| Problem requirements |
Quote every line below exactly and skip any picture.
----------
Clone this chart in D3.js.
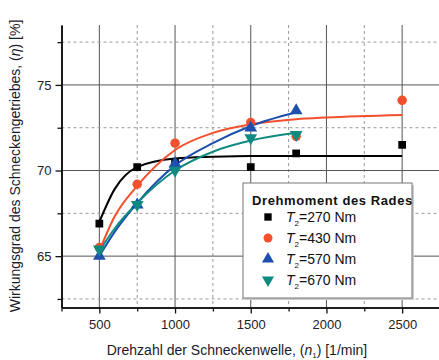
<!DOCTYPE html>
<html>
<head>
<meta charset="utf-8">
<script src="https://cdn.jsdelivr.net/npm/d3@7"></script>
<style>
  body { margin: 0; background: #fff; }
  svg { display: block; font-family: "Liberation Sans", Arial, sans-serif; }
</style>
</head>
<body>
<svg id="chart" width="439" height="360"></svg>
<script>
// measured points
var speeds = [500, 750, 1000, 1500, 1800, 2500];
var t270 = [66.9, 70.2, 70.5, 70.2, 71.0, 71.5];
var t430 = [65.5, 69.2, 71.6, 72.8, 72.0, 74.1];
var t570 = [65.0, 68.0, 70.4, 72.5, 73.5];
var t670 = [65.4, 68.0, 70.0, 71.9, 72.1];

// fitted curves
var fitX = [500, 600, 750, 1000, 1250, 1500, 1800, 2000, 2500];
var fit270 = [67.0, 68.9, 70.2, 70.7, 70.8, 70.85, 70.85, 70.85, 70.85];
var fit430 = [65.3, 67.3, 69.1, 71.2, 72.2, 72.7, 73.0, 73.1, 73.25];
var fit570 = [65.0, 66.4, 68.1, 70.3, 71.6, 72.6, 73.4];
var fit670 = [65.3, 66.6, 68.1, 70.0, 71.1, 71.75, 72.2];

var xTicks = [500, 1000, 1500, 2000, 2500];
var xMinor = [250, 750, 1250, 1750, 2250, 2750];
var yTicks = [65, 70, 75];
var yMinor = [62.5, 67.5, 72.5, 77.5];

var series = [
  {label: "270", pts: t270, fit: fit270, color: "#000000", sym: d3.symbolSquare, size: 60, rot: 0},
  {label: "430", pts: t430, fit: fit430, color: "#f2502d", sym: d3.symbolCircle, size: 70, rot: 0},
  {label: "570", pts: t570, fit: fit570, color: "#1c4fae", sym: d3.symbolTriangle, size: 70, rot: 0},
  {label: "670", pts: t670, fit: fit670, color: "#0f8a80", sym: d3.symbolTriangle, size: 70, rot: 180}
];

var svg = d3.select("#chart"),
    mLeft = 61.5, mRight = 440, mTop = 25, mBottom = 307.5;

var x = d3.scaleLinear().domain([250, 2750]).range([mLeft, mRight]);
var y = d3.scaleLinear().domain([62, 78.5]).range([mBottom, mTop]);

// grid
var grid = svg.append("g");
grid.selectAll(".vmaj").data(xTicks).enter().append("line")
  .attr("x1", d => x(d)).attr("x2", d => x(d))
  .attr("y1", mTop).attr("y2", mBottom)
  .attr("stroke", "#555").attr("stroke-width", 1);
grid.selectAll(".vmin").data(xMinor.slice(1)).enter().append("line")
  .attr("x1", d => x(d)).attr("x2", d => x(d))
  .attr("y1", mTop).attr("y2", mBottom)
  .attr("stroke", "#999").attr("stroke-width", 1).attr("stroke-dasharray", "3,3");
grid.selectAll(".hmaj").data(yTicks).enter().append("line")
  .attr("x1", mLeft).attr("x2", mRight)
  .attr("y1", d => y(d)).attr("y2", d => y(d))
  .attr("stroke", "#555").attr("stroke-width", 1);
grid.selectAll(".hmin").data(yMinor).enter().append("line")
  .attr("x1", mLeft).attr("x2", mRight)
  .attr("y1", d => y(d)).attr("y2", d => y(d))
  .attr("stroke", "#999").attr("stroke-width", 1).attr("stroke-dasharray", "3,3");

// axes
svg.append("g")
  .attr("transform", "translate(0," + mBottom + ")")
  .call(d3.axisBottom(x).tickValues(xTicks).tickFormat(d3.format("d")).tickSize(6).tickSizeOuter(0).tickPadding(6));
svg.append("g")
  .attr("transform", "translate(0," + mBottom + ")")
  .call(d3.axisBottom(x).tickValues(xMinor).tickSize(4).tickFormat("").tickSizeOuter(0));
var yAxis = svg.append("g")
  .attr("transform", "translate(" + mLeft + ",0)")
  .call(d3.axisLeft(y).tickValues(yTicks).tickSize(6).tickSizeOuter(0).tickPadding(4));
svg.append("g")
  .attr("transform", "translate(" + mLeft + ",0)")
  .call(d3.axisLeft(y).tickValues(yMinor).tickSize(4).tickFormat("").tickSizeOuter(0));

svg.selectAll(".domain").attr("stroke", "#111").attr("stroke-width", 1.6);
svg.selectAll(".tick line").attr("stroke", "#111").attr("stroke-width", 1.3);
svg.selectAll(".tick text").attr("font-size", 13).attr("fill", "#222")
  .attr("font-family", "Liberation Sans, Arial, sans-serif");

// curves
var line = d3.line().curve(d3.curveMonotoneX);
series.forEach(function(s) {
  svg.append("path")
    .datum(s.fit.map((v, i) => [x(fitX[i]), y(v)]))
    .attr("fill", "none").attr("stroke", s.color).attr("stroke-width", 2)
    .attr("d", line);
});

// markers
series.forEach(function(s) {
  svg.append("g").selectAll("path").data(s.pts).enter().append("path")
    .attr("d", d3.symbol().type(s.sym).size(s.size))
    .attr("transform", (d, i) => "translate(" + x(speeds[i]) + "," + y(d) + ") rotate(" + s.rot + ")")
    .attr("fill", s.color);
});

// legend
var lg = svg.append("g").attr("transform", "translate(243,183)");
lg.append("rect").attr("x", 2).attr("y", 2).attr("width", 169).attr("height", 115).attr("fill", "#ccc");
lg.append("rect").attr("width", 169).attr("height", 115)
  .attr("fill", "#fff").attr("stroke", "#777").attr("stroke-width", 1);
lg.append("text").attr("x", 9).attr("y", 22)
  .attr("font-size", 13).attr("font-weight", "bold").attr("letter-spacing", 0.6)
  .attr("fill", "#111").text("Drehmoment des Rades");
series.forEach(function(s, i) {
  var yy = 34 + i * 21;
  lg.append("path")
    .attr("d", d3.symbol().type(s.sym).size(s.size * 0.9))
    .attr("transform", "translate(25," + yy + ") rotate(" + s.rot + ")")
    .attr("fill", s.color);
  var t = lg.append("text").attr("x", 43).attr("y", yy + 5).attr("font-size", 14).attr("fill", "#111");
  t.append("tspan").attr("font-style", "italic").text("T");
  t.append("tspan").attr("font-size", 8).attr("dy", 4).text("2");
  t.append("tspan").attr("dy", -4).text("=" + s.label + " Nm");
});

// axis titles
var xt = svg.append("text").attr("x", 237).attr("y", 355)
  .attr("text-anchor", "middle").attr("font-size", 14).attr("fill", "#1a1a2a");
xt.append("tspan").text("Drehzahl der Schneckenwelle, (");
xt.append("tspan").attr("font-style", "italic").text("n");
xt.append("tspan").attr("font-size", 8).attr("dy", 3).text("1");
xt.append("tspan").attr("dy", -3).text(") [1/min]");

var yt = svg.append("text")
  .attr("transform", "translate(20,166) rotate(-90)")
  .attr("text-anchor", "middle").attr("font-size", 14).attr("fill", "#1a1a2a");
yt.append("tspan").text("Wirkungsgrad des Schneckengetriebes, (");
yt.append("tspan").attr("font-style", "italic").text("η");
yt.append("tspan").text(") [%]");
</script>
</body>
</html>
----------
| Task response |
Clone this chart in D3.js.
<!DOCTYPE html>
<html>
<head>
<meta charset="utf-8">
<script src="https://cdn.jsdelivr.net/npm/d3@7"></script>
<style>
  body { margin: 0; background: #fff; }
  svg { display: block; font-family: "Liberation Sans", Arial, sans-serif; }
</style>
</head>
<body>
<svg id="chart" width="439" height="360"></svg>
<script>
// measured points
var speeds = [500, 750, 1000, 1500, 1800, 2500];
var t270 = [66.9, 70.2, 70.5, 70.2, 71.0, 71.5];
var t430 = [65.5, 69.2, 71.6, 72.8, 72.0, 74.1];
var t570 = [65.0, 68.0, 70.4, 72.5, 73.5];
var t670 = [65.4, 68.0, 70.0, 71.9, 72.1];

// fitted curves
var fitX = [500, 600, 750, 1000, 1250, 1500, 1800, 2000, 2500];
var fit270 = [67.0, 68.9, 70.2, 70.7, 70.8, 70.85, 70.85, 70.85, 70.85];
var fit430 = [65.3, 67.3, 69.1, 71.2, 72.2, 72.7, 73.0, 73.1, 73.25];
var fit570 = [65.0, 66.4, 68.1, 70.3, 71.6, 72.6, 73.4];
var fit670 = [65.3, 66.6, 68.1, 70.0, 71.1, 71.75, 72.2];

var xTicks = [500, 1000, 1500, 2000, 2500];
var xMinor = [250, 750, 1250, 1750, 2250, 2750];
var yTicks = [65, 70, 75];
var yMinor = [62.5, 67.5, 72.5, 77.5];

var series = [
  {label: "270", pts: t270, fit: fit270, color: "#000000", sym: d3.symbolSquare, size: 60, rot: 0},
  {label: "430", pts: t430, fit: fit430, color: "#f2502d", sym: d3.symbolCircle, size: 70, rot: 0},
  {label: "570", pts: t570, fit: fit570, color: "#1c4fae", sym: d3.symbolTriangle, size: 70, rot: 0},
  {label: "670", pts: t670, fit: fit670, color: "#0f8a80", sym: d3.symbolTriangle, size: 70, rot: 180}
];

var svg = d3.select("#chart"),
    mLeft = 61.5, mRight = 440, mTop = 25, mBottom = 307.5;

var x = d3.scaleLinear().domain([250, 2750]).range([mLeft, mRight]);
var y = d3.scaleLinear().domain([62, 78.5]).range([mBottom, mTop]);

// grid
var grid = svg.append("g");
grid.selectAll(".vmaj").data(xTicks).enter().append("line")
  .attr("x1", d => x(d)).attr("x2", d => x(d))
  .attr("y1", mTop).attr("y2", mBottom)
  .attr("stroke", "#555").attr("stroke-width", 1);
grid.selectAll(".vmin").data(xMinor.slice(1)).enter().append("line")
  .attr("x1", d => x(d)).attr("x2", d => x(d))
  .attr("y1", mTop).attr("y2", mBottom)
  .attr("stroke", "#999").attr("stroke-width", 1).attr("stroke-dasharray", "3,3");
grid.selectAll(".hmaj").data(yTicks).enter().append("line")
  .attr("x1", mLeft).attr("x2", mRight)
  .attr("y1", d => y(d)).attr("y2", d => y(d))
  .attr("stroke", "#555").attr("stroke-width", 1);
grid.selectAll(".hmin").data(yMinor).enter().append("line")
  .attr("x1", mLeft).attr("x2", mRight)
  .attr("y1", d => y(d)).attr("y2", d => y(d))
  .attr("stroke", "#999").attr("stroke-width", 1).attr("stroke-dasharray", "3,3");

// axes
svg.append("g")
  .attr("transform", "translate(0," + mBottom + ")")
  .call(d3.axisBottom(x).tickValues(xTicks).tickFormat(d3.format("d")).tickSize(6).tickSizeOuter(0).tickPadding(6));
svg.append("g")
  .attr("transform", "translate(0," + mBottom + ")")
  .call(d3.axisBottom(x).tickValues(xMinor).tickSize(4).tickFormat("").tickSizeOuter(0));
var yAxis = svg.append("g")
  .attr("transform", "translate(" + mLeft + ",0)")
  .call(d3.axisLeft(y).tickValues(yTicks).tickSize(6).tickSizeOuter(0).tickPadding(4));
svg.append("g")
  .attr("transform", "translate(" + mLeft + ",0)")
  .call(d3.axisLeft(y).tickValues(yMinor).tickSize(4).tickFormat("").tickSizeOuter(0));

svg.selectAll(".domain").attr("stroke", "#111").attr("stroke-width", 1.6);
svg.selectAll(".tick line").attr("stroke", "#111").attr("stroke-width", 1.3);
svg.selectAll(".tick text").attr("font-size", 13).attr("fill", "#222")
  .attr("font-family", "Liberation Sans, Arial, sans-serif");

// curves
var line = d3.line().curve(d3.curveMonotoneX);
series.forEach(function(s) {
  svg.append("path")
    .datum(s.fit.map((v, i) => [x(fitX[i]), y(v)]))
    .attr("fill", "none").attr("stroke", s.color).attr("stroke-width", 2)
    .attr("d", line);
});

// markers
series.forEach(function(s) {
  svg.append("g").selectAll("path").data(s.pts).enter().append("path")
    .attr("d", d3.symbol().type(s.sym).size(s.size))
    .attr("transform", (d, i) => "translate(" + x(speeds[i]) + "," + y(d) + ") rotate(" + s.rot + ")")
    .attr("fill", s.color);
});

// legend
var lg = svg.append("g").attr("transform", "translate(243,183)");
lg.append("rect").attr("x", 2).attr("y", 2).attr("width", 169).attr("height", 115).attr("fill", "#ccc");
lg.append("rect").attr("width", 169).attr("height", 115)
  .attr("fill", "#fff").attr("stroke", "#777").attr("stroke-width", 1);
lg.append("text").attr("x", 9).attr("y", 22)
  .attr("font-size", 13).attr("font-weight", "bold").attr("letter-spacing", 0.6)
  .attr("fill", "#111").text("Drehmoment des Rades");
series.forEach(function(s, i) {
  var yy = 34 + i * 21;
  lg.append("path")
    .attr("d", d3.symbol().type(s.sym).size(s.size * 0.9))
    .attr("transform", "translate(25," + yy + ") rotate(" + s.rot + ")")
    .attr("fill", s.color);
  var t = lg.append("text").attr("x", 43).attr("y", yy + 5).attr("font-size", 14).attr("fill", "#111");
  t.append("tspan").attr("font-style", "italic").text("T");
  t.append("tspan").attr("font-size", 8).attr("dy", 4).text("2");
  t.append("tspan").attr("dy", -4).text("=" + s.label + " Nm");
});

// axis titles
var xt = svg.append("text").attr("x", 237).attr("y", 355)
  .attr("text-anchor", "middle").attr("font-size", 14).attr("fill", "#1a1a2a");
xt.append("tspan").text("Drehzahl der Schneckenwelle, (");
xt.append("tspan").attr("font-style", "italic").text("n");
xt.append("tspan").attr("font-size", 8).attr("dy", 3).text("1");
xt.append("tspan").attr("dy", -3).text(") [1/min]");

var yt = svg.append("text")
  .attr("transform", "translate(20,166) rotate(-90)")
  .attr("text-anchor", "middle").attr("font-size", 14).attr("fill", "#1a1a2a");
yt.append("tspan").text("Wirkungsgrad des Schneckengetriebes, (");
yt.append("tspan").attr("font-style", "italic").text("η");
yt.append("tspan").text(") [%]");
</script>
</body>
</html>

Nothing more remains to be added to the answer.